Recently, I read a back-and-forth between a couple of famous pastors debating something or another. Having read both responses, a reporter commented on what one pastor was thinking when he wrote it. Another reporter commented that unless the first reporter interviewed the pastor or had developed the power of clairvoyance, she couldn’t comment on what someone was thinking or their motives unless that was revealed.
Unless the Scripture tells us why someone in the Bible said something, we can’t know, with any certainty, what they were thinking or feeling. But, if the Scripture does tell us why someone said it, we should believe what the Scripture says. For example, why did Jesus say, “I thirst” while he was on the cross? There are two reasons. The first reason is found in John 19:28, “…Jesus knowing that all things were now accomplished, that the scripture might be fulfilled, saith, I thirst.” There were many prophesies about the death of Jesus, and one of them was that he would thirst.
The Bible tells us the second reason in those prophecies in Psalm 22:15 and 69:21, describing the physical suffering the Lord Jesus would endure. Jesus thirsted because he was a man. He thirsted because of the amount of blood he lost. He thirsted because of the inhumane treatment he took, being beaten, tortured, and crucified, which caused him to thirst.
If we give any other motive, we are adding to Scripture or making a leap based on a hunch, not on any facts. To give another motive is to say the two motives contained in the Word is wrong or insufficient.
Taking the Scriptural data, what can we infer from this saying? Jesus was truly a man. When people insist on spiritualizing the thirst to mean something else, it misses the point of showing that our Lord Jesus was a man. Gregory of Nazianzus said, “What has not been assumed has not been healed,” if Jesus was not a true man, then we are doomed. You cannot protect the divinity of the Son by downplaying His humanity. It’s dangerous and that way of thinking was the road to many ancient heresies. Steven Wellum said, “The divine Son now subsists and acts in two natures without changing the integrity of either nature, confusing them, or melding them into a divine-human hybrid. The Son’s action in his human nature, then, does not override the limitations of that nature: the Son truly lives, experiences the world, and acts as a man.”
Jesus thirsted because He was a true man.
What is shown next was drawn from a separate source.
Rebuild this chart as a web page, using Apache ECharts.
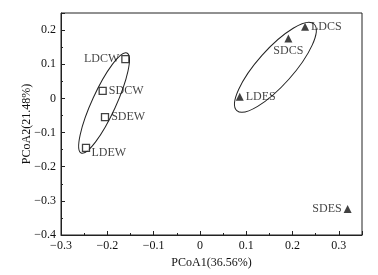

It’s wrong to think that Jesus couldn’t be thirsty on the cross because it has to have some greater, deeper significance. Is not the Lord Jesus dying for sinners enough? Isn’t the Lord of glory, condescending to die an awful death, despising the shame and suffering of the cross not enough? Is it not significant enough for you to know that He who created every drop of water on the earth cried out in thirst for sinners?